Karşılıklı Saygı: Farklılıkların varlığını kabul ederek, herkese eşit değer verme.
Anlayış: Bilgi ve iletişim yoluyla önyargıları aşma.
Hoşgörülü bir toplum, çeşitliliği bir zenginlik olarak kucaklar ve herkesin eşit haklara sahip olduğunu savunur. Bu yaklaşım, demokratik değerlerin ve insan haklarının temel taşlarından birini oluşturur. Ancak hoşgörünün sınırları da vardır. Hoşgörü, nefret söylemini, ayrımcılığı veya zarar verici davranışları tolere etmek anlamına gelmez. Aksine, hoşgörü, bu tür olumsuzluklara karşı durmayı ve adaleti sağlamayı da içerir. Yani hoşgörü, pasif bir kabullenme değil, aktif bir katılım ve diyalog gerektirir.
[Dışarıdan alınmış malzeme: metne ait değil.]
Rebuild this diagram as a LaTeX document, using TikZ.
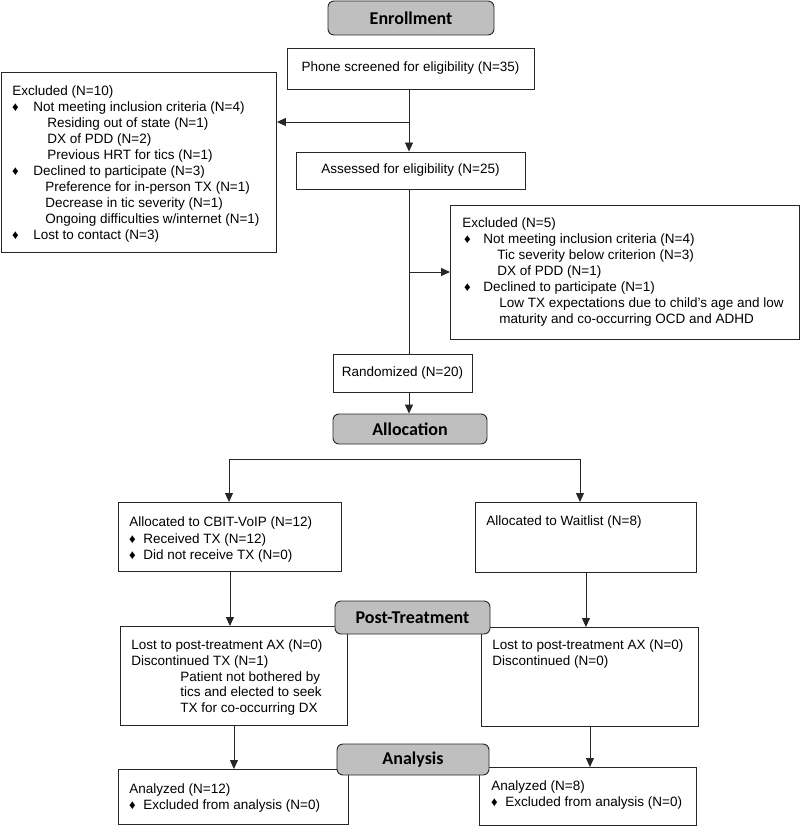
\documentclass[tikz,border=0pt]{standalone}
\usepackage{fontspec}
\setmainfont{Liberation Sans}
\newfontfamily\headfont{Carlito}
\usepackage{tikz}
\usetikzlibrary{arrows.meta}
\colorlet{linegray}{black!85}
\colorlet{headgray}{gray!50}
\newcommand\dmd{\makebox[0pt]{\fontsize{13}{13}\selectfont\raisebox{0pt}{♦}}}
\newcommand\boxtext[4]{\parbox[c][#2][t]{#1}{\rule{0pt}{#3}#4}}
\newcommand\indt[1]{\hspace*{#1}}
\newcommand\bull[2]{\hspace*{#1}\dmd\hspace*{\dimexpr#2-#1\relax}}
\tikzstyle{line}=[line width=.9pt,draw=linegray]
\tikzstyle{arr} =[line,-{Triangle[length=9pt,width=8pt]}]
\tikzstyle{arr2}=[line,{Triangle[length=9pt,width=8pt]}-{Triangle[length=9pt,width=8pt]}]
\tikzstyle{box} =[line,inner sep=0pt,anchor=north west,font=\fontsize{13.5}{16}\selectfont]
\tikzstyle{cbox}=[line,inner sep=0pt,font=\fontsize{13.5}{16}\selectfont]
\tikzstyle{head}=[line,fill=headgray,rounded corners=6pt,inner sep=0pt,font=\headfont\bfseries\fontsize{18}{18}\selectfont]

\begin{document}
\begin{tikzpicture}[x=1pt,y=-1pt]
	\useasboundingbox (0,0) rectangle (800,826);
	% enrollment
	\node[cbox,minimum width=247pt,minimum height=41pt] (phone) at (410.5,68.5) {Phone screened for eligibility (N=35)};
	\node[box] (exclA) at (1,72) {\boxtext{275pt}{180pt}{23.5pt}{%
		\indt{11pt}Excluded (N=10)\\
		\bull{14pt}{32pt}Not meeting inclusion criteria (N=4)\\
		\indt{46pt}Residing out of state (N=1)\\
		\indt{46pt}DX of PDD (N=2)\\
		\indt{46pt}Previous HRT for tics (N=1)\\
		\bull{14pt}{32pt}Declined to participate (N=3)\\
		\indt{44pt}Preference for in-person TX (N=1)\\
		\indt{44pt}Decrease in tic severity (N=1)\\
		\indt{44pt}Ongoing difficulties w/internet (N=1)\\
		\bull{14pt}{32pt}Lost to contact (N=3)}};
	\node[cbox,minimum width=229pt,minimum height=37pt] (assess) at (410.5,170.5) {Assessed for eligibility (N=25)};
	\node[box] (exclB) at (450,205) {\boxtext{349pt}{134pt}{22pt}{%
		\indt{12pt}Excluded (N=5)\\
		\bull{17pt}{33pt}Not meeting inclusion criteria (N=4)\\
		\indt{47pt}Tic severity below criterion (N=3)\\
		\indt{47pt}DX of PDD (N=1)\\
		\bull{17pt}{33pt}Declined to participate (N=1)\\
		\indt{49pt}Low TX expectations due to child’s age and low\\
		\indt{49pt}maturity and co-occurring OCD and ADHD}};
	\node[cbox,minimum width=139pt,minimum height=38pt] (random) at (402.5,373) {Randomized (N=20)};
	% allocation
	\node[box,font=\fontsize{13.5}{16.7}\selectfont] (cbit) at (118,502) {\boxtext{223pt}{69pt}{24pt}{%
		\indt{11pt}Allocated to CBIT-VoIP (N=12)\\
		\bull{14pt}{25pt}Received TX (N=12)\\
		\bull{14pt}{25pt}Did not receive TX (N=0)}};
	\node[box] (wait) at (475,502) {\boxtext{221pt}{70pt}{23pt}{%
		\indt{11pt}Allocated to Waitlist (N=8)}};
	% post-treatment
	\node[box,font=\fontsize{13.5}{15.8}\selectfont] (postL) at (120,626) {\boxtext{227pt}{99pt}{23pt}{%
		\indt{11pt}Lost to post-treatment AX (N=0)\\
		\indt{11pt}Discontinued TX (N=1)\\
		\indt{60pt}Patient not bothered by\\
		\indt{60pt}tics and elected to seek\\
		\indt{60pt}TX for co-occurring DX}};
	\node[box,font=\fontsize{13.5}{15.8}\selectfont] (postR) at (481,627) {\boxtext{217pt}{99pt}{22.5pt}{%
		\indt{11pt}Lost to post-treatment AX (N=0)\\
		\indt{11pt}Discontinued (N=0)}};
	% analysis
	\node[box] (anaL) at (118,769) {\boxtext{230pt}{55pt}{24pt}{%
		\indt{11pt}Analyzed (N=12)\\
		\bull{14pt}{25pt}Excluded from analysis (N=0)}};
	\node[box] (anaR) at (479,767) {\boxtext{217pt}{58pt}{23pt}{%
		\indt{12pt}Analyzed (N=8)\\
		\bull{15pt}{26pt}Excluded from analysis (N=0)}};
	% phase headers
	\node[head,minimum width=166pt,minimum height=34pt] (enroll) at (411,18) {Enrollment};
	\node[head,minimum width=154pt,minimum height=30pt] (alloc) at (410,429) {Allocation};
	\node[head,minimum width=155pt,minimum height=33pt] (post) at (412.5,617.5) {Post-Treatment};
	\node[head,minimum width=152pt,minimum height=31pt] (anal) at (413,759.5) {Analysis};
	% connectors
	\coordinate (brA) at (409,122);
	\coordinate (brB) at (409,272);
	\coordinate (splitL) at (229,459);
	\coordinate (splitR) at (580,459);
	\draw[arr]  (phone.south -| brA) -- (assess.north -| brA);
	\draw[arr]  (brA) -- (exclA.east |- brA);
	\draw[line] (assess.south -| brB) -- (random.north -| brB);
	\draw[arr]  (brB) -- (exclB.west |- brB);
	\draw[arr]  (random.south -| brB) -- (alloc.north -| brB);
	\draw[arr2] (cbit.north -| splitL) -- (splitL) -- (splitR) -- (wait.north -| splitR);
	\draw[arr]  (cbit.south) -- (cbit.south |- postL.north);
	\draw[arr]  (wait.south) -- (wait.south |- postR.north);
	\draw[arr]  (postL.south) -- (postL.south |- anaL.north);
	\draw[arr]  (postR.south) -- (postR.south |- anaR.north);
\end{tikzpicture}
\end{document}
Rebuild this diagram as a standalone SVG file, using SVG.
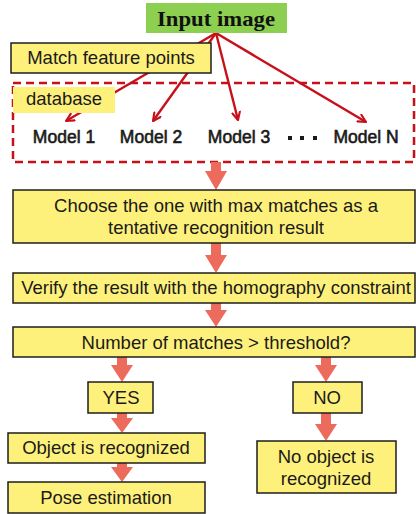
<svg xmlns="http://www.w3.org/2000/svg" width="416" height="514" viewBox="0 0 416 514">
<defs>
<style>
.box{fill:#fef17b;stroke:#1e1e1e;stroke-width:1.5}
.t{font-family:"Liberation Sans",Arial,sans-serif;font-size:18.5px;fill:#1a1a1a;text-anchor:middle}
.m{font-family:"Liberation Sans",Arial,sans-serif;font-size:17.5px;fill:#1a1a1a;text-anchor:middle;stroke:#1a1a1a;stroke-width:0.6}
.ln{stroke:#c8101a;stroke-width:2.4;fill:none;marker-end:url(#ah)}
.blk{fill:#ec6b5d}
</style>
<marker id="ah" viewBox="0 0 10 10" refX="9" refY="5" markerWidth="4" markerHeight="4" orient="auto" markerUnits="strokeWidth">
<path d="M1,1 L9,5 L1,9" fill="none" stroke="#c8101a" stroke-width="2.2" stroke-linecap="round" stroke-linejoin="round"/>
</marker>
</defs>
<g id="connectors">
<line class="ln" x1="216" y1="33" x2="66" y2="121"/>
<line class="ln" x1="216" y1="33" x2="153" y2="121"/>
<line class="ln" x1="216" y1="33" x2="238" y2="120"/>
<line class="ln" x1="216" y1="33" x2="366" y2="122"/>
</g>
<g id="input"><rect x="146" y="3" width="141" height="30" fill="#8dcf50"/>
<text x="216" y="26" font-family="'Liberation Serif','Times New Roman',serif" font-weight="bold" font-size="21" text-anchor="middle" fill="#111" textLength="118" lengthAdjust="spacingAndGlyphs">Input image</text></g>
<g id="match"><rect class="box" x="11" y="43" width="200" height="30" stroke="#111" stroke-width="2.5"/>
<text class="t" x="111" y="64">Match feature points</text></g>
<g id="database-frame"><rect x="13" y="83" width="401" height="79" fill="none" stroke="#c8101a" stroke-width="2.5" stroke-dasharray="8,5"/></g>
<g id="database"><rect x="13" y="87" width="102" height="26" fill="#fef17b"/>
<text class="t" x="64" y="105">database</text></g>
<g id="models">
<text class="m" x="64" y="143">Model 1</text>
<text class="m" x="151" y="143">Model 2</text>
<text class="m" x="239" y="143">Model 3</text>
<rect x="288" y="136" width="4" height="4" fill="#1a1a1a"/>
<rect x="300" y="136" width="4" height="4" fill="#1a1a1a"/>
<rect x="313" y="136" width="4" height="4" fill="#1a1a1a"/>
<text class="m" x="366" y="143">Model N</text>
</g>
<g id="block-arrows" class="blk">
<path d="M211,162 L221,162 L221,171 L227,171 L216,190 L205,171 L211,171 Z"/>
<path d="M211,243 L221,243 L221,255 L227,255 L216,273 L205,255 L211,255 Z"/>
<path d="M211,303 L221,303 L221,310 L227,310 L216,327 L205,310 L211,310 Z"/>
<path d="M117,357 L127,357 L127,365 L133,365 L122,382 L111,365 L117,365 Z"/>
<path d="M321,357 L331,357 L331,365 L337,365 L326,382 L315,365 L321,365 Z"/>
<path d="M117,413 L127,413 L127,418 L133,418 L122,433 L111,418 L117,418 Z"/>
<path d="M321,413 L331,413 L331,424 L337,424 L326,441 L315,424 L321,424 Z"/>
<path d="M117,463 L127,463 L127,467 L133,467 L122,482 L111,467 L117,467 Z"/>
</g>
<g id="choose"><rect class="box" x="13" y="190" width="402" height="53"/>
<text class="t" x="216" y="212">Choose the one with max matches as a</text>
<text class="t" x="216" y="234">tentative recognition result</text></g>
<g id="verify"><rect class="box" x="13" y="273" width="402" height="30"/>
<text class="t" x="216" y="294">Verify the result with the homography constraint</text></g>
<g id="threshold"><rect class="box" x="13" y="327" width="402" height="30"/>
<text class="t" x="216" y="349">Number of matches &gt; threshold?</text></g>
<g id="yes"><rect class="box" x="88" y="382" width="65" height="31"/>
<text class="t" x="121" y="404">YES</text></g>
<g id="no"><rect class="box" x="293" y="382" width="69" height="31"/>
<text class="t" x="327" y="404">NO</text></g>
<g id="recognized"><rect class="box" x="8" y="433" width="197" height="30"/>
<text class="t" x="106" y="454">Object is recognized</text></g>
<g id="pose"><rect class="box" x="8" y="482" width="197" height="31"/>
<text class="t" x="106" y="504">Pose estimation</text></g>
<g id="not-recognized"><rect class="box" x="257" y="441" width="139" height="52"/>
<text class="t" x="326" y="463">No object is</text>
<text class="t" x="326" y="485">recognized</text></g>
</svg>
Nefret ve Hoşgörü Arasındaki Denge
Nefret ve hoşgörü arasındaki denge, bireysel ve toplumsal barışın korunmasında kritik bir rol oynar. Nefretin baskın olduğu bir ortamda çatışmalar kaçınılmaz hale gelirken, hoşgörünün teşvik edildiği bir toplumda farklılıklar birleştirici bir güç haline dönüşebilir. Peki, bu denge nasıl sağlanır? İşte bazı temel yollar:
1. Eğitim
Eğitim, önyargıların ve stereotiplerin yıkılmasında en etkili araçlardan biridir. İnsanlar, farklı kültürler, dinler ve yaşam tarzları hakkında bilgi sahibi oldukça, nefret ve korku yerini anlayış ve empatiye bırakabilir. Eğitim sistemi, çeşitliliği kutlayan ve eleştirel düşünmeyi teşvik eden bir yaklaşımla tasarlandığında, nefretin kök salması zorlaşır.
2. Diyalog
Farklı gruplar arasında açık ve yapıcı bir diyalog, yanlış anlamaların ve çatışmaların önlenmesine yardımcı olur. Diyalog, insanların birbirlerini tanımalarını, önyargılarını sorgulamalarını ve ortak bir zemin bulmalarını sağlar. Bu, özellikle farklı kimliklerin bir arada yaşadığı toplumlarda köprüler kurmanın etkili bir yoludur.
3. Toplumsal Farkındalık
Nefret söylemine ve ayrımcılığa karşı kolektif bir duruş sergilenmesi, toplumsal farkındalığın bir göstergesidir. Medya, sivil toplum kuruluşları ve bireyler, bu tür davranışları kınayarak ve hoşgörüyü teşvik ederek daha kapsayıcı bir toplumun oluşmasına katkıda bulunabilir.
Sonuç: Daha Barışçıl Bir Toplum İçin
Nefret ve hoşgörü, insan deneyiminin ayrılmaz parçalarıdır. Nefret, yıkıcı etkileriyle bireyleri ve toplulukları birbirinden uzaklaştırırken, hoşgörü birleştirici bir güç olarak barışı ve adaleti destekler. Nefretin zararlarını en aza indirmek ve hoşgörüyü yaygınlaştırmak, daha adil, barışçıl ve kapsayıcı bir toplum yaratmanın anahtarıdır. Bu hedefe ulaşmak, bireysel ve kolektif çabalarla, sürekli bir öğrenme ve gelişme süreci gerektirir. Eğitim, diyalog ve farkındalık yoluyla, nefretin yerini hoşgörünün aldığı bir dünya inşa etmek mümkündür. Bu, yalnızca bir hayal değil, ulaşılabilir bir hedeftir.